I want all the events to be collected from all the pods in NRT. Any suggestions here would be appreciated.

Hi @bhavaniprasad_reddy :slightly_smiling_face:

Filebeat deals with pods "transparently", no matter if 200 or 2 million. If two of 240 are "faulty" for whatever reason there must be something on those two pods that is different than the others.

It may be something as simple as a typo in your Yaml (but then you won't get any log at all) or something more complex like too much logs or too fast. Assuming there's no network problem or a lack of CPU/RAM for those pods for whatever reason.

Maybe you can tell us about the size and speed of those logs. Again, assuming you aren't parsing anything uncommon like really long lines (for example).

The pods (2 pods out of 240) are running for more than a day without any issues and they are able to read/write to kafka successfully.
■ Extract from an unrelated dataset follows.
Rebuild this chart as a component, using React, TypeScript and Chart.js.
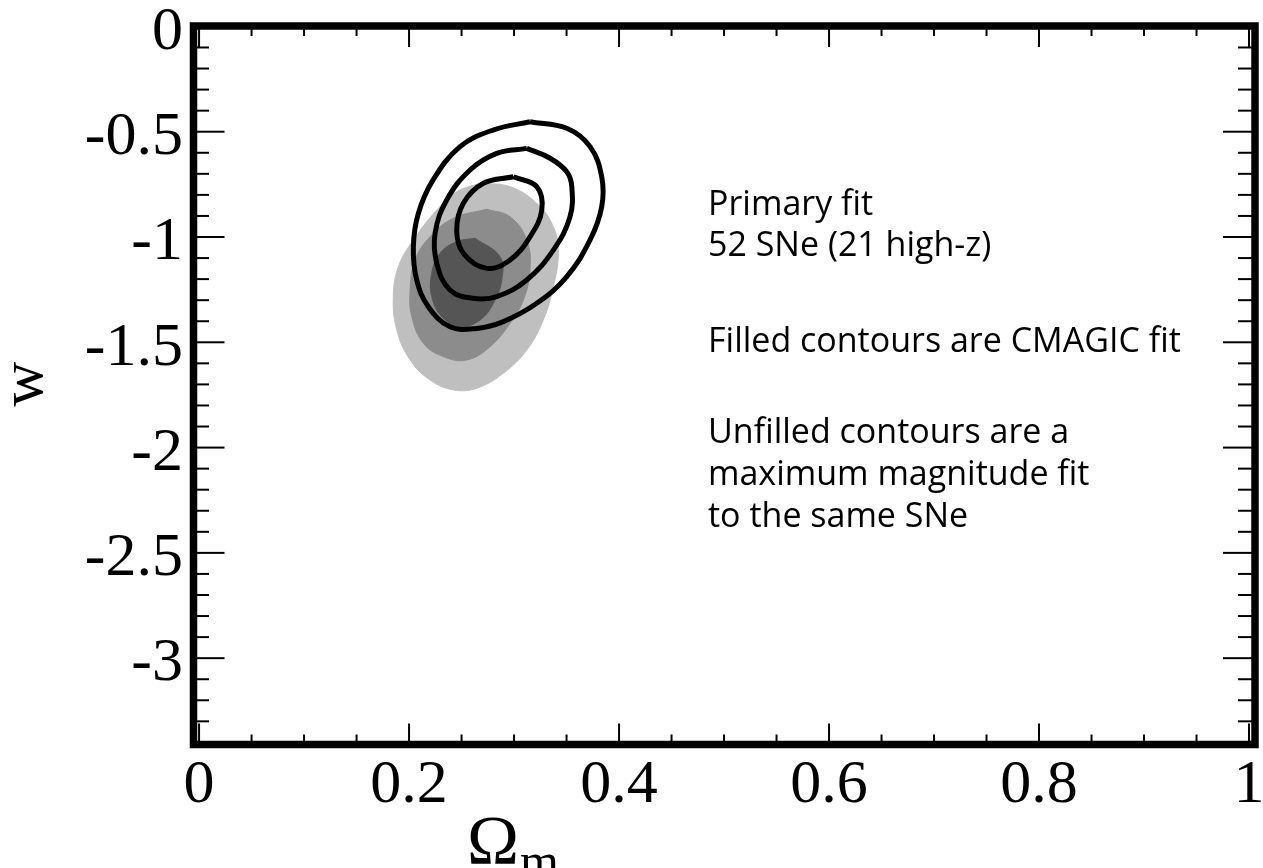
import React, { useEffect, useRef } from "react";
import { Chart, registerables } from "chart.js";

Chart.register(...registerables);

// ---- axes ----
const X_MIN = -0.0053;
const X_MAX = 1.0057;
const Y_MIN = -3.41;
const Y_MAX = 0.002;
const X_MAJOR_STEP = 0.2;
const X_MINOR_STEP = 0.05;
const Y_MAJOR_STEP = 0.5;
const Y_MINOR_STEP = 0.1;
const X_TICK_RANGE = [0, 1];
const Y_TICK_RANGE = [-3.4, 0];

const X_TITLE = "Ω";
const X_TITLE_SUB = "m";
const Y_TITLE = "w";

const NOTE_LINES = [
  "Primary fit",
  "52 SNe (21 high-z)",
  "Filled contours are CMAGIC fit",
  "Unfilled contours are a",
  "maximum magnitude fit",
  "to the same SNe",
];

// ---- contours (Omega_m, w) ----
// filled (CMAGIC fit)
const cmagicOuter: number[][] = [
  [0.2676, -0.745], [0.2962, -0.761], [0.3216, -0.84], [0.3374, -0.951], [0.3422, -1.077],
  [0.3374, -1.236], [0.3279, -1.394], [0.3121, -1.537], [0.2898, -1.647], [0.2645, -1.718],
  [0.2422, -1.726], [0.22, -1.679], [0.201, -1.584], [0.1883, -1.442], [0.185, -1.283],
  [0.1898, -1.141], [0.2041, -1.014], [0.2264, -0.872], [0.2454, -0.785],
];
const cmagicMiddle: number[][] = [
  [0.274, -0.868], [0.2962, -0.904], [0.3121, -1.014], [0.3152, -1.157], [0.3089, -1.299],
  [0.2962, -1.41], [0.2771, -1.521], [0.255, -1.584], [0.2327, -1.568], [0.2137, -1.505],
  [0.2026, -1.378], [0.201, -1.252], [0.2057, -1.109], [0.22, -0.999], [0.2422, -0.911],
];
const cmagicInner: number[][] = [
  [0.2629, -1.006], [0.2867, -1.094], [0.2883, -1.204], [0.2803, -1.315], [0.2676, -1.394],
  [0.2486, -1.426], [0.2311, -1.378], [0.2216, -1.283], [0.2216, -1.172], [0.2295, -1.077],
  [0.2454, -1.022],
];
// unfilled (maximum magnitude fit)
const maxmagOuter: number[][] = [
  [0.3152, -0.4525], [0.3502, -0.4838], [0.3724, -0.571], [0.3835, -0.714], [0.3835, -0.856],
  [0.3724, -1.014], [0.3502, -1.188], [0.3216, -1.315], [0.2898, -1.402], [0.2645, -1.434],
  [0.239, -1.426], [0.2184, -1.331], [0.2073, -1.204], [0.2041, -1.046], [0.2089, -0.887],
  [0.2229, -0.729], [0.2486, -0.571], [0.28, -0.492],
];
const maxmagMiddle: number[][] = [
  [0.3121, -0.579], [0.3343, -0.626], [0.3502, -0.69], [0.355, -0.761], [0.3533, -0.904],
  [0.3374, -1.062], [0.3121, -1.204], [0.2835, -1.283], [0.2612, -1.291], [0.239, -1.252],
  [0.2264, -1.125], [0.2248, -0.982], [0.2359, -0.824], [0.2581, -0.682], [0.2835, -0.603],
];
const maxmagInner: number[][] = [
  [0.2993, -0.714], [0.3216, -0.761], [0.3264, -0.872], [0.3152, -0.999], [0.2962, -1.109],
  [0.274, -1.149], [0.2517, -1.077], [0.2454, -0.967], [0.2517, -0.84], [0.2708, -0.745],
];

const closed = (pts: number[][]) =>
  pts.concat([pts[0]]).map(([x, y]) => ({ x, y }));

const SERIF = "'Liberation Serif', 'Times New Roman', serif";
const SANS = "'Open Sans', 'Noto Sans', sans-serif";

const decorPlugin = {
  id: "decor",
  afterDraw(chart: any) {
    const { ctx, chartArea: a } = chart;
    const xs = chart.scales.x;
    const ys = chart.scales.y;
    const line = (x1: number, y1: number, x2: number, y2: number) => {
      ctx.beginPath();
      ctx.moveTo(x1, y1);
      ctx.lineTo(x2, y2);
      ctx.stroke();
    };
    ctx.save();
    ctx.strokeStyle = "#000";
    ctx.lineWidth = 2;
    // x ticks (top & bottom, inward)
    const nx = Math.round((X_TICK_RANGE[1] - X_TICK_RANGE[0]) / X_MINOR_STEP);
    const xPerMajor = Math.round(X_MAJOR_STEP / X_MINOR_STEP);
    for (let i = 0; i <= nx; i++) {
      const v = X_TICK_RANGE[0] + i * X_MINOR_STEP;
      const px = xs.getPixelForValue(v);
      const len = i % xPerMajor === 0 ? 21 : 10;
      line(px, a.bottom, px, a.bottom - len);
      line(px, a.top, px, a.top + len);
    }
    // y ticks (left & right, inward)
    const ny = Math.round((Y_TICK_RANGE[1] - Y_TICK_RANGE[0]) / Y_MINOR_STEP);
    const yPerMajor = Math.round(Y_MAJOR_STEP / Y_MINOR_STEP);
    for (let i = 0; i <= ny; i++) {
      const v = Y_TICK_RANGE[1] - i * Y_MINOR_STEP;
      const py = ys.getPixelForValue(v);
      const major = i % yPerMajor === 0;
      line(a.left, py, a.left + (major ? 31 : 15.5), py);
      line(a.right, py, a.right - (major ? 32 : 17), py);
    }
    // frame
    ctx.lineWidth = 7.5;
    ctx.strokeRect(a.left, a.top, a.right - a.left, a.bottom - a.top);

    // annotation text
    ctx.fillStyle = "#000";
    ctx.font = `34px ${SANS}`;
    ctx.textAlign = "left";
    ctx.textBaseline = "alphabetic";
    const baselines = [215, 256, 352, 443, 485, 527];
    NOTE_LINES.forEach((t, i) => ctx.fillText(t, 708, baselines[i]));

    // y title
    ctx.save();
    ctx.translate(42, 384);
    ctx.rotate(-Math.PI / 2);
    ctx.font = `62px ${SERIF}`;
    ctx.textAlign = "center";
    ctx.fillText(Y_TITLE, 0, 0);
    ctx.restore();

    // x title
    ctx.font = `70px ${SERIF}`;
    ctx.textAlign = "left";
    ctx.fillText(X_TITLE, 467, 864);
    const w = ctx.measureText(X_TITLE).width;
    ctx.font = `50px ${SERIF}`;
    ctx.fillText(X_TITLE_SUB, 467 + w + 1, 878);
    ctx.restore();
  },
};

export default function App() {
  const ref = useRef<HTMLCanvasElement | null>(null);
  useEffect(() => {
    document.body.style.margin = "0";
    const canvas = ref.current!;
    const fillDs = (pts: number[][], color: string, order: number) => ({
      data: closed(pts),
      showLine: true,
      fill: "shape",
      backgroundColor: color,
      borderColor: color,
      borderWidth: 1,
      pointRadius: 0,
      tension: 0.4,
      order,
    });
    const lineDs = (pts: number[][], order: number) => ({
      data: closed(pts),
      showLine: true,
      fill: false,
      borderColor: "#000",
      borderWidth: 5,
      pointRadius: 0,
      tension: 0.4,
      order,
    });
    const tickFmt = (v: any) => String(Math.round(Number(v) * 100) / 100);
    const chart = new Chart(canvas, {
      type: "scatter",
      data: {
        datasets: [
          fillDs(cmagicOuter, "#bfbfbf", 6),
          fillDs(cmagicMiddle, "#8c8c8c", 5),
          fillDs(cmagicInner, "#555555", 4),
          lineDs(maxmagOuter, 3),
          lineDs(maxmagMiddle, 2),
          lineDs(maxmagInner, 1),
        ] as any,
      },
      options: {
        animation: false,
        responsive: false,
        maintainAspectRatio: false,
        devicePixelRatio: 1,
        layout: { padding: { top: 26, right: 8, bottom: 0, left: 0 } },
        plugins: { legend: { display: false }, tooltip: { enabled: false } },
        scales: {
          x: {
            type: "linear",
            min: X_MIN,
            max: X_MAX,
            grid: { display: false, drawTicks: false, tickLength: 0 },
            border: { display: false },
            afterFit: (s: any) => {
              s.height = 123.5;
              s.paddingLeft = 0;
              s.paddingRight = 0;
            },
            ticks: {
              stepSize: X_MAJOR_STEP,
              includeBounds: false,
              autoSkip: false,
              maxRotation: 0,
              padding: 4,
              color: "#000",
              font: { family: SERIF, size: 62 },
              callback: tickFmt,
            },
          },
          y: {
            type: "linear",
            min: Y_MIN,
            max: Y_MAX,
            grid: { display: false, drawTicks: false, tickLength: 0 },
            border: { display: false },
            afterFit: (s: any) => {
              s.width = 193.5;
              s.paddingTop = 0;
              s.paddingBottom = 0;
            },
            ticks: {
              stepSize: Y_MAJOR_STEP,
              includeBounds: false,
              autoSkip: false,
              padding: 10.5,
              labelOffset: 6,
              color: "#000",
              font: { family: SERIF, size: 62 },
              callback: tickFmt,
            },
          },
        },
      } as any,
      plugins: [decorPlugin],
    });
    return () => chart.destroy();
  }, []);
  return (
    <div style={{ width: 1263, height: 868, background: "#fff" }}>
      <canvas ref={ref} width={1263} height={868} style={{ display: "block" }} />
    </div>
  );
}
I am able to tail the logs and read it without any issue since there are not too many lines being generated.

Please find below some of the metrics that you have asked for,

-> log size - 220 MB per 24 hours for pod-1 & 210 MB per 24 hours for pod-2
-> log rate - 30 lines/s on an average are created for pod-1 & 2 lines/s on an average are created for pod-2
-> network issues - Since the pods are running without any issue, I guess there are no network relates issues.
-> CPU usage on node running on those 2 pods - Reuqests: 5420m (33%), Limits: 7530m (47%)
-> Memory usage on node running on those 2 pods - Requests: 10078Mi (31%), Limits: 19326Mi (60%)
-> Parsing long lines - The longest line in the log is not more than 1000 characters, so the line length is manageable.

NOTE: I have observed that the harvester is running for those 2 log files but the events are not collected since the offset is struck at a single value without incrementing though the files are being updated..

The only issue that I see is that the disk IO utilisation is touching almost 90% in the node where these 2 pods running. Please find the screenshots for CPU, RAM & DISK IO metrics in the node where those 2 pods are running.

CPU utilization on node-

Memory utilization on node-

Disk IO utilization on node -

Please let me know if I miss anything that you have asked for.